Effectivement, il y a un certain nombre de règles qui obligent les Etats utilisant le franc CFA à avoir des taux d’inflation faibles, parce qu’ils sont calés sur la politique de la Banque centrale européenne, donc il faut avoir moins de 3% d’inflation, et cela les oblige aussi à avoir des règles de suivi budgétaire assez strictes. Certes, il y a une stabilité, l’inflation, les prix augmentent peu. Mais cette stabilité a un coût. Les banques centrales africaines s’obligent à restreindre les crédits qu’elles accordent aux Etats, aux ménages et aux banques commerciales, pour faire en sorte que les réserves de change restent au même niveau sur les comptes d’opération. Cela veut dire que cela bloque toutes les capacités productives de ces pays. Les officiels français ne se rendent pas compte de ce que génère ce franc CFA en termes, aussi, de ressentiment vis-à-vis de la France. Je pense que cette politique, qui tend à maintenir ce système, va avoir des conséquences néfastes pour la France un jour ou l’autre.
Selon l’observateur neutre Citigroup, qui est une banque américaine, pour la Côte d’Ivoire, l’histoire récente donne un argument solide en faveur du CFA, car au lendemain de la crise de 2010-2011, la stabilité qu’apporte le CFA a permis à la Côte d’Ivoire de relancer son économie.
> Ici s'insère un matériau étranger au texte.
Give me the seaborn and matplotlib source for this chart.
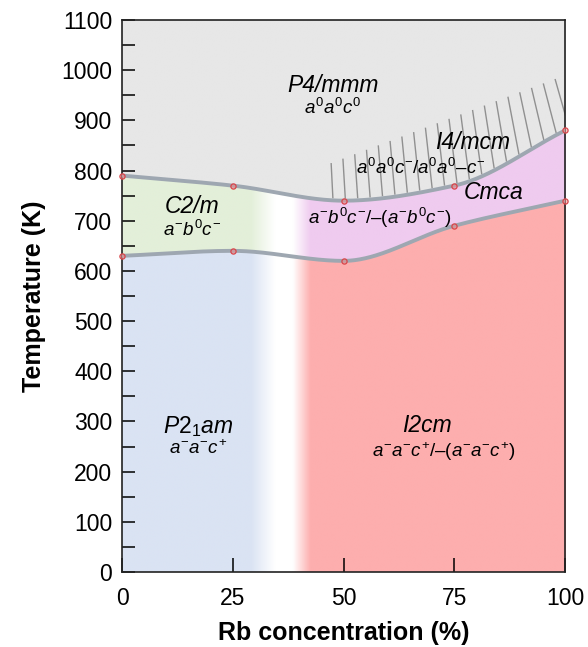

Oui. Mais après, si l’on regarde en particulier les chiffres du revenu moyen, le revenu moyen d’aujourd’hui est inférieur de plus d’un tiers à celui de la fin des années 1970. C’est à peu près la même chose pour le Sénégal. Donc, sur le long terme de ces pays-là, on se rend compte qu’ils ont très, très peu évolué sur le plan économique.
Au cœur de votre critique du CFA, il y a le compte d’opérations qui contraint les banques centrales africaines à déposer 50% de leur réserve de change auprès du Trésor français, avec une contrepartie, la garantie d’une convertibilité illimitée de leur monnaie. Pourquoi cela vous scandalise ?
Le compte d’opérations créé par la France n’existe nulle part ailleurs. Il oblige à passer systématiquement par l’euro et par le Trésor français. On imagine bien que cela donne un pouvoir important au gouvernement français. Quand il a besoin de faire pression sur un Etat, il peut passer par ce compte d’opérations. Il peut bloquer les opérations financières avec l’extérieur de ce pays. On l’a vu en Côte d’Ivoire en 2011.
Lors du bras de fer entre Nicolas Sarkozy et Laurent Gbagbo ?
Voilà. Au moment de cette fameuse crise postélectorale. Il est évident que cela s’est terminé par le blocage de ce fameux compte d’opérations. Donc, l’Etat ivoirien ne pouvait plus commercer avec l’extérieur, ce qui, évidemment, signifiait l’asphyxie financière de l’Etat à très court terme.
Ce que dit souvent Emmanuel Macron, c’est qu’il est ouvert à une discussion sur le franc CFA, avec ses homologues africains, mais que c’est à eux de décider s’ils veulent rester dans la zone CFA ou s’ils veulent la quitter. Pour l’instant, ils veulent y rester, apparemment.
Effectivement. Ils ne disent pas grand-chose contre le franc CFA. Cela dit, on commence à voir des opposants politiques s’exprimer sur la question. En Côte d’Ivoire, il y a l’économiste Mamadou Koulibaly, qui tient des discours en défaveur du franc CFA. Il y a aussi, maintenant, au Sénégal, Ousmane Sonko.
Qui est candidat à la présidentielle…
Qui est candidat à l’élection présidentielle du 24 février au Sénégal… Depuis les années 1960, on voit qu’il y a eu un certain nombre d’opérations de représailles ou de sanctions vis-à-vis des dirigeants qui se sont exprimés contre le franc CFA. Donc, les dirigeants africains ont intégré cette idée que parler du franc CFA est quelque chose de dangereux.
Vous citez Mamadou Koulibaly, mais sous l’ère Gbagbo il présidait l’Assemblée nationale de Côte d’Ivoire. Il militait, en effet, pour la sortie de son pays du franc CFA et Laurent Gbagbo ne l’a pas suivi.
Non, Laurent Gbagbo s’est assez peu exprimé sur le franc CFA, une fois qu’il est arrivé à la présidence. D’après ce que j’ai pu comprendre, c’est aussi l’idée que s’exprimer sur ce sujet est particulièrement dangereux. Mais il faut avoir un courage politique énorme pour s’engager sur cette voie, quand on est à la tête d’un pays africain. Je pense que cela a joué sur la manière dont il est resté assez silencieux sur la question.
Etes-vous certaine que c’est uniquement pour des raisons de courage politique ? Le gouverneur de la BCEAO dit : « Le franc CFA permet au pays de la zone UEMOA de réaliser actuellement les meilleures performances économiques du continent, avec un taux de croissance de 7% ».
C’est effectivement la situation de maintenant. Mais si l’on compare, si on voit la trajectoire, l’évolution économique de tous les pays concernés, on voit qu’il n’y a quasiment pas eu d’évolution économique. Il n’y a pas eu d’industrialisation depuis 1960 ou depuis la création de ce franc CFA, qui a maintenant plus de soixante-dix ans.